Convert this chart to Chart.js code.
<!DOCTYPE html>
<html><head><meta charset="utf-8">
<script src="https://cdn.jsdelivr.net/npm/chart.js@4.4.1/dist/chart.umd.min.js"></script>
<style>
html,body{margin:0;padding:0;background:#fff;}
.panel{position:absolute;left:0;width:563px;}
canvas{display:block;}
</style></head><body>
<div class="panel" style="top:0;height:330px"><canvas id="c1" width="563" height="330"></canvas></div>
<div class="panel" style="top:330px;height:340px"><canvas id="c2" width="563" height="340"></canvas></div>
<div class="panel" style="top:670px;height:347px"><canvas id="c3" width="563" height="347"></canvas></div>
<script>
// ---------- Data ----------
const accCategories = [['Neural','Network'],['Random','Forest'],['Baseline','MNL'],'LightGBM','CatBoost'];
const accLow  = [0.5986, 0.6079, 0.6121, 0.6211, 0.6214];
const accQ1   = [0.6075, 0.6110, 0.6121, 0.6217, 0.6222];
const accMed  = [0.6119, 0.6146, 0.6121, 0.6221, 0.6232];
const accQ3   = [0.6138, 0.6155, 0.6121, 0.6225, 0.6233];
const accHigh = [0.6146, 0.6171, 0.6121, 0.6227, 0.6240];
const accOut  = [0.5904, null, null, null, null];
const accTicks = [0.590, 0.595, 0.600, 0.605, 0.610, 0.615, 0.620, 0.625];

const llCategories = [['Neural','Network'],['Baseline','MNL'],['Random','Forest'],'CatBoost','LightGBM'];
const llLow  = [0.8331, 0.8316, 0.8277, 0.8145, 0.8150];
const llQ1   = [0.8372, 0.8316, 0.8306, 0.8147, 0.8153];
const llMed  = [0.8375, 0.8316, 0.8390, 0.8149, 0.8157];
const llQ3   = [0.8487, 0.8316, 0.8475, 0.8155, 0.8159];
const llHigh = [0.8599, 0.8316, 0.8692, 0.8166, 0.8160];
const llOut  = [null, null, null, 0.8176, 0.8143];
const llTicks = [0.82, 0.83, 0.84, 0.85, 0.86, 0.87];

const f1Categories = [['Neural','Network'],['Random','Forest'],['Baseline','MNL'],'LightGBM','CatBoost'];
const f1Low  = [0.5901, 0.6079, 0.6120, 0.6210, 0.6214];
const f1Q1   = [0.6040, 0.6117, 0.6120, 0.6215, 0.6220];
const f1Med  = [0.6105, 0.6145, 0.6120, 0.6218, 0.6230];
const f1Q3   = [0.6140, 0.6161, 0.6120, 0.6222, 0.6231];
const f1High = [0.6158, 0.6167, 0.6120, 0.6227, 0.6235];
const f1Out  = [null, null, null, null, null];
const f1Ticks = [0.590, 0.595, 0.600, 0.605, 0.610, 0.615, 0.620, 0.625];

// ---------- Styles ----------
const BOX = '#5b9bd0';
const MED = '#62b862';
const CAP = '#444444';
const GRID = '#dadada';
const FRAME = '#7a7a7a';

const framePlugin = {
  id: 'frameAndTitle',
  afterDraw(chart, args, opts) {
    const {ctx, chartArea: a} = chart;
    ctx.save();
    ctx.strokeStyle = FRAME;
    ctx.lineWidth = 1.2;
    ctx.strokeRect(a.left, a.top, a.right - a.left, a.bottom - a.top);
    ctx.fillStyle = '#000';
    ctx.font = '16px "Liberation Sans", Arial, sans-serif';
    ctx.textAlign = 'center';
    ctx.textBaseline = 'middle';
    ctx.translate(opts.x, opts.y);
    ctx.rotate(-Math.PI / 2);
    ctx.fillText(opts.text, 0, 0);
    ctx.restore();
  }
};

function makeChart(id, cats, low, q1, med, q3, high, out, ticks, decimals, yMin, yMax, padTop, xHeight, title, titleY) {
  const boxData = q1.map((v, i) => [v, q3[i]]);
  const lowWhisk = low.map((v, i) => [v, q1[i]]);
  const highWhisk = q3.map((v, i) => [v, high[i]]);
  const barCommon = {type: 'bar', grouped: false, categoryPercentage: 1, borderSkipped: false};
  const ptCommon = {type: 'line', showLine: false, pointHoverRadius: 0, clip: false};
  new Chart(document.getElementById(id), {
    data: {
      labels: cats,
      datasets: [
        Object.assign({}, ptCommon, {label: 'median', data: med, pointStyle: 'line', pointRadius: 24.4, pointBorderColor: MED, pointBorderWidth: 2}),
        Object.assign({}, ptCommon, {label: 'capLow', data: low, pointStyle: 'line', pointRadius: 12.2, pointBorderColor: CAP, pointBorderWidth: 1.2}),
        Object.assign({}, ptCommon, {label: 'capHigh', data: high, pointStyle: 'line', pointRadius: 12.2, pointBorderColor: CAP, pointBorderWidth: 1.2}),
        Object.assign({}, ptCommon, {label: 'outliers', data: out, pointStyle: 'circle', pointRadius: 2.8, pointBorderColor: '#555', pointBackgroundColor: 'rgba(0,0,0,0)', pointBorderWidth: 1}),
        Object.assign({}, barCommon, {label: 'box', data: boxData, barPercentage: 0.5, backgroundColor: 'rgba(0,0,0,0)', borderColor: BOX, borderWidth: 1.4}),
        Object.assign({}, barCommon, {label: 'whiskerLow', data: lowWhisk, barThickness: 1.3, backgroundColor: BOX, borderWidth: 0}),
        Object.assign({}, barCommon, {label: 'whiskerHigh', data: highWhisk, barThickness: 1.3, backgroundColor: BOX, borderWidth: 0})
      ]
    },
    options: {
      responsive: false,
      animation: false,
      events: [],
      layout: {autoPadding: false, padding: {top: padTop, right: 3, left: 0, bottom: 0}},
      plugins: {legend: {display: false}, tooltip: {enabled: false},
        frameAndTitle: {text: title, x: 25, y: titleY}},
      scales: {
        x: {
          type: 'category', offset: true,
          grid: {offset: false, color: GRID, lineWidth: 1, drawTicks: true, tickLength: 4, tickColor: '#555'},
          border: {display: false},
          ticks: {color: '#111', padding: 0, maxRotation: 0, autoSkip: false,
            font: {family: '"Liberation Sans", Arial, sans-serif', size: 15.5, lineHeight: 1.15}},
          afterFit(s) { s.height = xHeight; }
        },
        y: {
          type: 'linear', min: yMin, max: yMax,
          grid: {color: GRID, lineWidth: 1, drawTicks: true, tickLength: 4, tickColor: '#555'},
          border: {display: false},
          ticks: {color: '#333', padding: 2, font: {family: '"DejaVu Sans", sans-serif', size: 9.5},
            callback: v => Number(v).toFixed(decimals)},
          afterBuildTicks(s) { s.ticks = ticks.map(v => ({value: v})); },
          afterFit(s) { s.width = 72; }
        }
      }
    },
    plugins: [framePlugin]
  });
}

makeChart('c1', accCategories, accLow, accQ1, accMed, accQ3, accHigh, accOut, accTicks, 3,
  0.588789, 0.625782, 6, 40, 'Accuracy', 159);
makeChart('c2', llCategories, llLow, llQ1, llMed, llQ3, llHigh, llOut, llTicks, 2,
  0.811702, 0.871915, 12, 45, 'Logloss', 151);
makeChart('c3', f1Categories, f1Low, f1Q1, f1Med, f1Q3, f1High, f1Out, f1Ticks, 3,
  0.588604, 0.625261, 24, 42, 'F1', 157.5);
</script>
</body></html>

________

## DO THIS
Write the entire listing out again, word for word.

## TASK OUTPUT
Convert this chart to Chart.js code.
<!DOCTYPE html>
<html><head><meta charset="utf-8">
<script src="https://cdn.jsdelivr.net/npm/chart.js@4.4.1/dist/chart.umd.min.js"></script>
<style>
html,body{margin:0;padding:0;background:#fff;}
.panel{position:absolute;left:0;width:563px;}
canvas{display:block;}
</style></head><body>
<div class="panel" style="top:0;height:330px"><canvas id="c1" width="563" height="330"></canvas></div>
<div class="panel" style="top:330px;height:340px"><canvas id="c2" width="563" height="340"></canvas></div>
<div class="panel" style="top:670px;height:347px"><canvas id="c3" width="563" height="347"></canvas></div>
<script>
// ---------- Data ----------
const accCategories = [['Neural','Network'],['Random','Forest'],['Baseline','MNL'],'LightGBM','CatBoost'];
const accLow  = [0.5986, 0.6079, 0.6121, 0.6211, 0.6214];
const accQ1   = [0.6075, 0.6110, 0.6121, 0.6217, 0.6222];
const accMed  = [0.6119, 0.6146, 0.6121, 0.6221, 0.6232];
const accQ3   = [0.6138, 0.6155, 0.6121, 0.6225, 0.6233];
const accHigh = [0.6146, 0.6171, 0.6121, 0.6227, 0.6240];
const accOut  = [0.5904, null, null, null, null];
const accTicks = [0.590, 0.595, 0.600, 0.605, 0.610, 0.615, 0.620, 0.625];

const llCategories = [['Neural','Network'],['Baseline','MNL'],['Random','Forest'],'CatBoost','LightGBM'];
const llLow  = [0.8331, 0.8316, 0.8277, 0.8145, 0.8150];
const llQ1   = [0.8372, 0.8316, 0.8306, 0.8147, 0.8153];
const llMed  = [0.8375, 0.8316, 0.8390, 0.8149, 0.8157];
const llQ3   = [0.8487, 0.8316, 0.8475, 0.8155, 0.8159];
const llHigh = [0.8599, 0.8316, 0.8692, 0.8166, 0.8160];
const llOut  = [null, null, null, 0.8176, 0.8143];
const llTicks = [0.82, 0.83, 0.84, 0.85, 0.86, 0.87];

const f1Categories = [['Neural','Network'],['Random','Forest'],['Baseline','MNL'],'LightGBM','CatBoost'];
const f1Low  = [0.5901, 0.6079, 0.6120, 0.6210, 0.6214];
const f1Q1   = [0.6040, 0.6117, 0.6120, 0.6215, 0.6220];
const f1Med  = [0.6105, 0.6145, 0.6120, 0.6218, 0.6230];
const f1Q3   = [0.6140, 0.6161, 0.6120, 0.6222, 0.6231];
const f1High = [0.6158, 0.6167, 0.6120, 0.6227, 0.6235];
const f1Out  = [null, null, null, null, null];
const f1Ticks = [0.590, 0.595, 0.600, 0.605, 0.610, 0.615, 0.620, 0.625];

// ---------- Styles ----------
const BOX = '#5b9bd0';
const MED = '#62b862';
const CAP = '#444444';
const GRID = '#dadada';
const FRAME = '#7a7a7a';

const framePlugin = {
  id: 'frameAndTitle',
  afterDraw(chart, args, opts) {
    const {ctx, chartArea: a} = chart;
    ctx.save();
    ctx.strokeStyle = FRAME;
    ctx.lineWidth = 1.2;
    ctx.strokeRect(a.left, a.top, a.right - a.left, a.bottom - a.top);
    ctx.fillStyle = '#000';
    ctx.font = '16px "Liberation Sans", Arial, sans-serif';
    ctx.textAlign = 'center';
    ctx.textBaseline = 'middle';
    ctx.translate(opts.x, opts.y);
    ctx.rotate(-Math.PI / 2);
    ctx.fillText(opts.text, 0, 0);
    ctx.restore();
  }
};

function makeChart(id, cats, low, q1, med, q3, high, out, ticks, decimals, yMin, yMax, padTop, xHeight, title, titleY) {
  const boxData = q1.map((v, i) => [v, q3[i]]);
  const lowWhisk = low.map((v, i) => [v, q1[i]]);
  const highWhisk = q3.map((v, i) => [v, high[i]]);
  const barCommon = {type: 'bar', grouped: false, categoryPercentage: 1, borderSkipped: false};
  const ptCommon = {type: 'line', showLine: false, pointHoverRadius: 0, clip: false};
  new Chart(document.getElementById(id), {
    data: {
      labels: cats,
      datasets: [
        Object.assign({}, ptCommon, {label: 'median', data: med, pointStyle: 'line', pointRadius: 24.4, pointBorderColor: MED, pointBorderWidth: 2}),
        Object.assign({}, ptCommon, {label: 'capLow', data: low, pointStyle: 'line', pointRadius: 12.2, pointBorderColor: CAP, pointBorderWidth: 1.2}),
        Object.assign({}, ptCommon, {label: 'capHigh', data: high, pointStyle: 'line', pointRadius: 12.2, pointBorderColor: CAP, pointBorderWidth: 1.2}),
        Object.assign({}, ptCommon, {label: 'outliers', data: out, pointStyle: 'circle', pointRadius: 2.8, pointBorderColor: '#555', pointBackgroundColor: 'rgba(0,0,0,0)', pointBorderWidth: 1}),
        Object.assign({}, barCommon, {label: 'box', data: boxData, barPercentage: 0.5, backgroundColor: 'rgba(0,0,0,0)', borderColor: BOX, borderWidth: 1.4}),
        Object.assign({}, barCommon, {label: 'whiskerLow', data: lowWhisk, barThickness: 1.3, backgroundColor: BOX, borderWidth: 0}),
        Object.assign({}, barCommon, {label: 'whiskerHigh', data: highWhisk, barThickness: 1.3, backgroundColor: BOX, borderWidth: 0})
      ]
    },
    options: {
      responsive: false,
      animation: false,
      events: [],
      layout: {autoPadding: false, padding: {top: padTop, right: 3, left: 0, bottom: 0}},
      plugins: {legend: {display: false}, tooltip: {enabled: false},
        frameAndTitle: {text: title, x: 25, y: titleY}},
      scales: {
        x: {
          type: 'category', offset: true,
          grid: {offset: false, color: GRID, lineWidth: 1, drawTicks: true, tickLength: 4, tickColor: '#555'},
          border: {display: false},
          ticks: {color: '#111', padding: 0, maxRotation: 0, autoSkip: false,
            font: {family: '"Liberation Sans", Arial, sans-serif', size: 15.5, lineHeight: 1.15}},
          afterFit(s) { s.height = xHeight; }
        },
        y: {
          type: 'linear', min: yMin, max: yMax,
          grid: {color: GRID, lineWidth: 1, drawTicks: true, tickLength: 4, tickColor: '#555'},
          border: {display: false},
          ticks: {color: '#333', padding: 2, font: {family: '"DejaVu Sans", sans-serif', size: 9.5},
            callback: v => Number(v).toFixed(decimals)},
          afterBuildTicks(s) { s.ticks = ticks.map(v => ({value: v})); },
          afterFit(s) { s.width = 72; }
        }
      }
    },
    plugins: [framePlugin]
  });
}

makeChart('c1', accCategories, accLow, accQ1, accMed, accQ3, accHigh, accOut, accTicks, 3,
  0.588789, 0.625782, 6, 40, 'Accuracy', 159);
makeChart('c2', llCategories, llLow, llQ1, llMed, llQ3, llHigh, llOut, llTicks, 2,
  0.811702, 0.871915, 12, 45, 'Logloss', 151);
makeChart('c3', f1Categories, f1Low, f1Q1, f1Med, f1Q3, f1High, f1Out, f1Ticks, 3,
  0.588604, 0.625261, 24, 42, 'F1', 157.5);
</script>
</body></html>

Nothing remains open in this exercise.